Dec 232009
 

Democrats are in a mad rush to enact a health care plan that people don’t want. The more people learn about it, the less they like it, and the harder the Democrats work to get an even worse one enacted, even if it means violating the peace and harmony of the Christmas season.

I don’t quite understand that behavior. Yes, I understand that they want to subjugate the American people. That’s a natural and common human behavior, albeit an unlovely one. But I don’t understand the self-destructive mania by which they redouble their efforts.

Unfortunately, the only parallel I could think of is one involving Nazis and extermination camps. That seems a little extreme, even for what the Democrats are doing.

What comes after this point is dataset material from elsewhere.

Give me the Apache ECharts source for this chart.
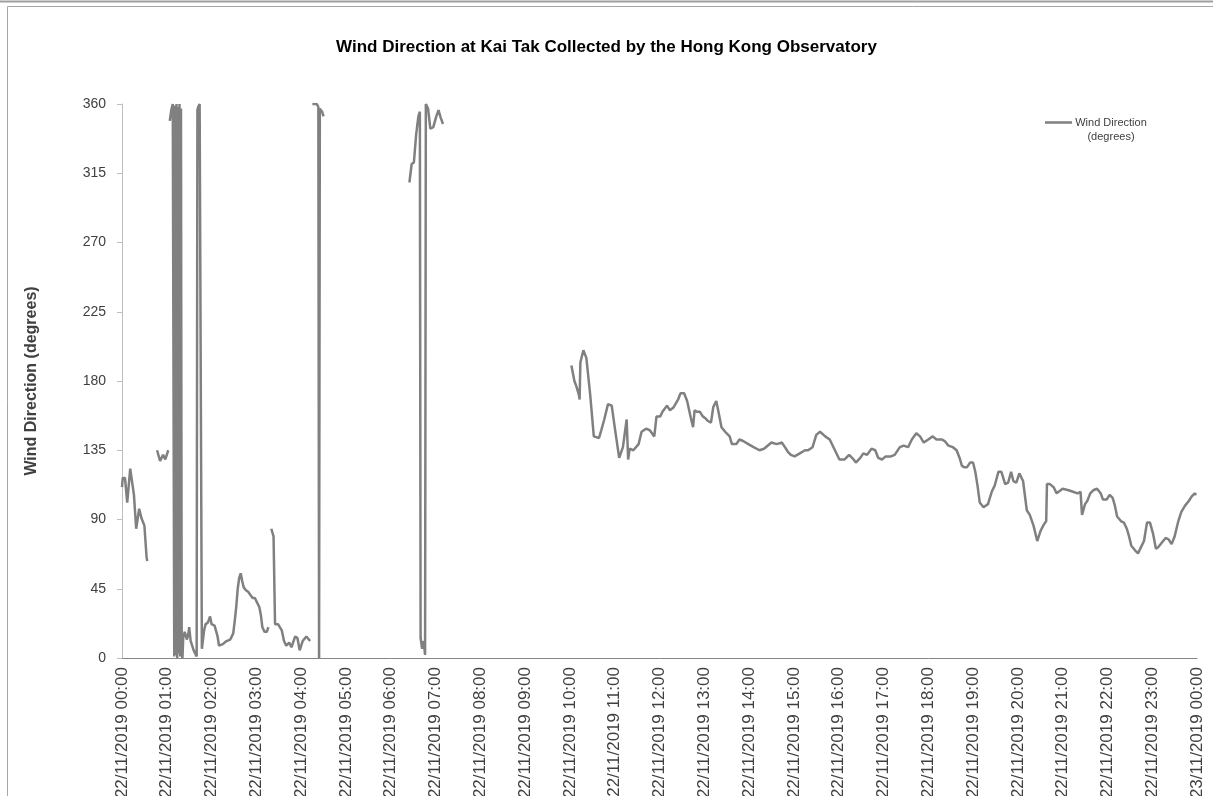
<!DOCTYPE html>
<html>
<head>
<meta charset="utf-8">
<script src="https://cdn.jsdelivr.net/npm/echarts@6/dist/echarts.min.js"></script>
<style>
html,body{margin:0;padding:0;background:#ffffff;}
#chart{width:1213px;height:796px;}
</style>
</head>
<body>
<div id="chart"></div>
<script>
// X tick labels (one per hour)
const tickLabels = [
  '22/11/2019 00:00','22/11/2019 01:00','22/11/2019 02:00','22/11/2019 03:00','22/11/2019 04:00',
  '22/11/2019 05:00','22/11/2019 06:00','22/11/2019 07:00','22/11/2019 08:00','22/11/2019 09:00',
  '22/11/2019 10:00','22/11/2019 11:00','22/11/2019 12:00','22/11/2019 13:00','22/11/2019 14:00',
  '22/11/2019 15:00','22/11/2019 16:00','22/11/2019 17:00','22/11/2019 18:00','22/11/2019 19:00',
  '22/11/2019 20:00','22/11/2019 21:00','22/11/2019 22:00','22/11/2019 23:00','23/11/2019 00:00'
];

// Minutes after 22/11/2019 00:00 (null degree = missing data / gap)
const minutes = [
  0,1,4,7,9,11,13,16,19,20,23,26,30,33,34,
  40,
  47,51,55,58,62,
  63,
  64,66,68,69,70,71,72,73,74,75,76,77,78,79,80,81,82,84,86,87,
  89,90,92,94,96,98,100,101,102,104,106,107,110,112,115,118,120,124,128,130,
  135,140,145,147,149,151,153,155,157,159,161,163,166,169,172,175,178,181,184,186,
  188,191,194,196,
  198,
  200,203,204,205,209,214,217,220,224,227,232,235,238,242,247,252,
  254,
  255,261,263,264,265,268,270,
  300,
  385,388,391,394,397,399,400,402,404,406,407,410,413,417,421,424,427,430,
  500,
  602,606,609,612,613,614,618,622,627,632,
  639,642,646,648,651,656,660,666,671,676,
  677,678,680,685,692,696,702,707,713,716,
  721,724,730,734,739,745,748,753,757,762,
  765,767,770,774,778,781,785,789,792,796,
  799,803,808,814,817,823,827,832,839,846,
  854,860,870,877,884,888,892,896,901,908,
  915,919,925,930,935,942,948,955,961,968,
  974,980,983,989,993,998,1004,1009,1013,1018,
  1023,1030,1035,1042,1047,1053,1058,1064,1069,1074,
  1080,1086,1091,1098,1102,1107,1113,1118,1122,1125,
  1128,1132,1136,1140,1143,1146,1149,1154,1160,1165,
  1169,1174,1178,1183,1187,1191,1194,1198,1202,1207,
  1212,1216,1221,1226,1230,1234,1238,1239,1243,1248,
  1252,1254,1260,1268,1274,1280,1284,1286,1290,1293,
  1297,1301,1306,1311,1314,1319,1323,1327,1330,1333,
  1338,1342,1346,1349,1352,1357,1361,1366,1369,1373,
  1377,1381,1385,1388,1393,1398,1402,1406,1410,1415,
  1419,1424,1429,1433,1437,1439
];

// Wind direction (degrees)
const degrees = [
  111,117,117,101,112,123,122,106,84,83,97,91,86,65,63,
  null,
  135,128,132,129,135,
  null,
  349,356,360,360,1,359,2,360,0,358,3,360,1,357,2,0,13,17,18,12,
  16,20,11,8,5,3,1,356,358,360,360,6,18,22,23,27,22,21,14,8,
  9,11,12,11,16,24,33,45,52,55,50,46,44,43,41,39,39,36,33,28,
  20,17,17,20,
  null,
  84,79,79,22,22,18,11,8,10,7,14,13,5,11,14,11,
  null,
  360,360,358,0,357,355,352,
  null,
  309,321,322,340,352,355,13,6,11,2,360,357,344,345,352,356,351,347,
  null,
  190,180,176,171,168,192,200,195,172,144,
  143,148,155,156,165,164,150,130,137,155,
  156,129,136,135,139,147,149,148,144,157,
  157,160,164,161,163,168,172,172,167,156,
  150,161,160,160,157,156,154,153,163,167,
  160,150,147,144,139,139,142,141,139,137,
  135,136,140,139,140,137,134,132,131,133,
  135,135,137,145,147,144,142,135,129,129,
  132,129,127,130,133,132,136,135,130,129,
  131,131,132,137,138,137,142,146,144,140,
  142,144,142,142,141,138,137,135,130,125,
  124,124,127,127,121,112,101,98,100,108,
  112,121,121,113,114,121,115,114,120,115,
  96,93,86,76,82,86,89,113,113,111,
  107,108,110,109,108,107,108,93,100,102,
  107,109,110,107,103,103,106,104,99,92,
  89,88,84,79,73,70,68,73,76,88,
  88,81,71,72,75,78,77,74,79,89,
  95,99,102,105,107,106
];

const seriesName = 'Wind Direction (degrees)';
const data = minutes.map((m, i) => [m, degrees[i] === null ? '-' : degrees[i]]);

const FONT = 'Liberation Sans, Arial, sans-serif';
const chart = echarts.init(document.getElementById('chart'), null, {renderer: 'canvas'});
chart.setOption({
  backgroundColor: '#ffffff',
  animation: false,
  title: {
    text: 'Wind Direction at Kai Tak Collected by the Hong Kong Observatory',
    left: 'center',
    top: 34,
    textStyle: {fontFamily: FONT, fontSize: 17, fontWeight: 'bold', color: '#000000'}
  },
  legend: {
    left: 1045,
    top: 117,
    padding: 0,
    itemWidth: 27,
    itemHeight: 16.5,
    icon: 'path://M0,0H27V2.5H0Z M0,16.5H27',
    itemStyle: {color: '#808080', borderWidth: 0},
    data: [seriesName],
    formatter: function () { return '{a|Wind Direction}\n{a|(degrees)}'; },
    textStyle: {
      fontFamily: FONT,
      rich: {a: {fontFamily: FONT, fontSize: 11, lineHeight: 14, width: 68, align: 'center', color: '#404040'}}
    }
  },
  grid: {left: 122, right: 16, top: 104, bottom: 138, containLabel: false, outerBoundsMode: 'none'},
  xAxis: {
    type: 'value',
    min: 0,
    max: 1440,
    interval: 60,
    axisLine: {show: true, lineStyle: {color: '#868686', width: 1}},
    axisTick: {show: false},
    splitLine: {show: false},
    axisLabel: {
      rotate: 90,
      margin: 9,
      fontFamily: FONT,
      fontSize: 17,
      color: '#404040',
      showMinLabel: true,
      showMaxLabel: true,
      formatter: function (v) { return tickLabels[Math.round(v / 60)]; }
    }
  },
  yAxis: {
    type: 'value',
    min: 0,
    max: 360,
    interval: 45,
    name: 'Wind Direction (degrees)',
    nameLocation: 'middle',
    nameGap: 82,
    nameRotate: 90,
    nameTextStyle: {fontFamily: FONT, fontSize: 16, fontWeight: 'bold', color: '#404040'},
    axisLine: {show: true, lineStyle: {color: '#bfbfbf', width: 1}},
    axisTick: {show: true, inside: false, length: 5, lineStyle: {color: '#bfbfbf'}},
    splitLine: {show: false},
    axisLabel: {fontFamily: FONT, fontSize: 14, color: '#404040', margin: 16}
  },
  series: [{
    name: seriesName,
    type: 'line',
    data: data,
    showSymbol: false,
    connectNulls: false,
    lineStyle: {color: '#808080', width: 2.5},
    itemStyle: {color: '#808080'}
  }],
  graphic: [
    {type: 'line', silent: true, shape: {x1: 0, y1: 1.5, x2: 1213, y2: 1.5}, style: {stroke: '#a0a0a0', lineWidth: 2}},
    {type: 'rect', silent: true, shape: {x: 7.5, y: 6.5, width: 1215, height: 800}, style: {fill: 'none', stroke: '#a6a6a6', lineWidth: 1}}
  ]
});
</script>
</body>
</html>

Even to mention it is likely to draw reactions like “How dare you compare health care with the holocaust!” instead of leading to a dispassionate analysis of the features that the two instances do and don’t have in common. But that’s all I had, so here is the way I explained it on a political e-mailing list:

I have a little different take on it, but I need to invoke St. Godwin to explain it. Well, I can’t really explain it, but I can think of an analogy that might help us look for an explanation.

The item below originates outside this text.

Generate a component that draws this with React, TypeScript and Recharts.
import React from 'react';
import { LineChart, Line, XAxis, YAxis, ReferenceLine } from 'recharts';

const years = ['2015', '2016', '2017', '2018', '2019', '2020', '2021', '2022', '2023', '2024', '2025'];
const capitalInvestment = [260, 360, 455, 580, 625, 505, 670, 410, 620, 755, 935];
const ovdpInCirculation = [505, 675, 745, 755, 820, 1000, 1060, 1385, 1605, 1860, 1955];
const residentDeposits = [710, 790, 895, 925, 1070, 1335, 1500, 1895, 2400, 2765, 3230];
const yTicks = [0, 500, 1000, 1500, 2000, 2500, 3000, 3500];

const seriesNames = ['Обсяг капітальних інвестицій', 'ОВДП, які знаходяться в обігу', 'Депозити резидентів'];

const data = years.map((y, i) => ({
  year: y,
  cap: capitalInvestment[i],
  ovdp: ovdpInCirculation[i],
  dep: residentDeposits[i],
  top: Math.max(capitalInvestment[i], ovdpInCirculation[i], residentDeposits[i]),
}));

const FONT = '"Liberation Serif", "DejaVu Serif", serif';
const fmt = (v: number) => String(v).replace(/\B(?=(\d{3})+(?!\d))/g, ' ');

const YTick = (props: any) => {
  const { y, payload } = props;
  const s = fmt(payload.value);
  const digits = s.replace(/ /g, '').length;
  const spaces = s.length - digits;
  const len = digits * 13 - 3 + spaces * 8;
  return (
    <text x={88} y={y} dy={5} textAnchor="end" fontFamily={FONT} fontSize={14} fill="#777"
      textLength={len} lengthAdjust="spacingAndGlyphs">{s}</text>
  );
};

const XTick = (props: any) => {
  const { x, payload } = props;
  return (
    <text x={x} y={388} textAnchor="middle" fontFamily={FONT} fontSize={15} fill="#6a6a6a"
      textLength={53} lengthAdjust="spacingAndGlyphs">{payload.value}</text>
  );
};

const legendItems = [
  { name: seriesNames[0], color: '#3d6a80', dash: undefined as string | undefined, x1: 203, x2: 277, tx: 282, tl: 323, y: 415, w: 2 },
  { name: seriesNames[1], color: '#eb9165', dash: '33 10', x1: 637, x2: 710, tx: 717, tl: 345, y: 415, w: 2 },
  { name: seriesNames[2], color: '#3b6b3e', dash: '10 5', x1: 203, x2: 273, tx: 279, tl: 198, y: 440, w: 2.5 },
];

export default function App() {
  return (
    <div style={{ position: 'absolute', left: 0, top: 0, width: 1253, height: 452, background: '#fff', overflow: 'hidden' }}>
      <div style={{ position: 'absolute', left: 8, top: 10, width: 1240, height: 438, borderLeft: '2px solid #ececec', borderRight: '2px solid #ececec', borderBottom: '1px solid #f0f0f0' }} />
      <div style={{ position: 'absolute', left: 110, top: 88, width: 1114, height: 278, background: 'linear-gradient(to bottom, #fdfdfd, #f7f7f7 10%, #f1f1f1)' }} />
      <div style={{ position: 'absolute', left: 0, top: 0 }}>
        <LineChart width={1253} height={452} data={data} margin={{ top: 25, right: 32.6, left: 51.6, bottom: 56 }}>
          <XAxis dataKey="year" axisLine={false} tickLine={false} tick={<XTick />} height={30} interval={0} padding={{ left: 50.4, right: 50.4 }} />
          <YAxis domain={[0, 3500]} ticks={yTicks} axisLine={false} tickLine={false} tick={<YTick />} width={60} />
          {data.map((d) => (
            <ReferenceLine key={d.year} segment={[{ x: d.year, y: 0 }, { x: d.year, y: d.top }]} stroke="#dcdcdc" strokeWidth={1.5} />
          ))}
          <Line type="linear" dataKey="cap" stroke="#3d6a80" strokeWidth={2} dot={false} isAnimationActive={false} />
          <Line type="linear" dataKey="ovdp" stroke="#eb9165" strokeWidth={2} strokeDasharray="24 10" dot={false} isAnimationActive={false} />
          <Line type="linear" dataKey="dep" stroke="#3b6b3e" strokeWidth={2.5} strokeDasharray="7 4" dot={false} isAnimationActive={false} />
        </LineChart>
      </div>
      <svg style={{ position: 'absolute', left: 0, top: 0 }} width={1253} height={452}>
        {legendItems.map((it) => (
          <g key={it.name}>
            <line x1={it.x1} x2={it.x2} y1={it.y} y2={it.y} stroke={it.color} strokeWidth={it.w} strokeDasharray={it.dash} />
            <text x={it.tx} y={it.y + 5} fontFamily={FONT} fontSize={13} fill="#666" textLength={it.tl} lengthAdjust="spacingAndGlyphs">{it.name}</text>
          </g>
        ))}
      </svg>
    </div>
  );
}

The Democrats are like the Nazis in the closing days of WWII. The Nazis were in retreat and knew they were losing. Yet instead of rethinking their ideology and trying to reform their ways before having to face the victors, they only increased the ferocity and rate at which they sent Jews to the gas chambers. Similarly, the Democrats know they are losing, but this only increases the ferocity of their attacks on the health of the American people. They have no time to lose!

I have never understood the psychology by which the Nazis did what they did, but it’s interesting that it seems not to have been a one-off phenomenon.

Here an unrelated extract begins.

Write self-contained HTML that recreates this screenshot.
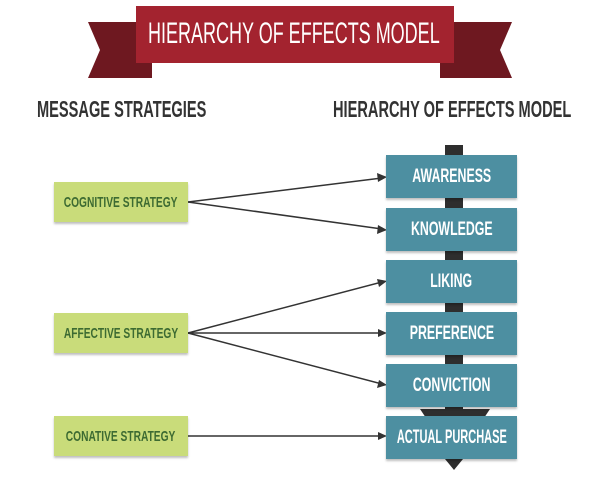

But then one of the other members of the list came to my rescue and gave us another example. It turns out that what we’re seeing in Congress may not be quite such a rare human phenomenon, after all.

When one of our daughters was about 2 years old, we were looking for her one day, and saw a lump underneath one of the curtains in the kitchen. We could see crumbs on the floor beneath her, and knew she was eating cookies that she had nabbed and sneaked off with. When we lifted the curtain, and she knew she was discovered, what did she do? She upshifted, and started cramming cookies into her mouth twice as fast.

Incidentally, though I am as wary of St. Godwin’s law as anyone else, I think it should be repealed. We all have the same DNA and the same temptations as the Nazis. They are an extreme example of how bad people can be, but they were not outside the human species. Bringing them into a discussion should be the beginning of the conversation, not the end of it.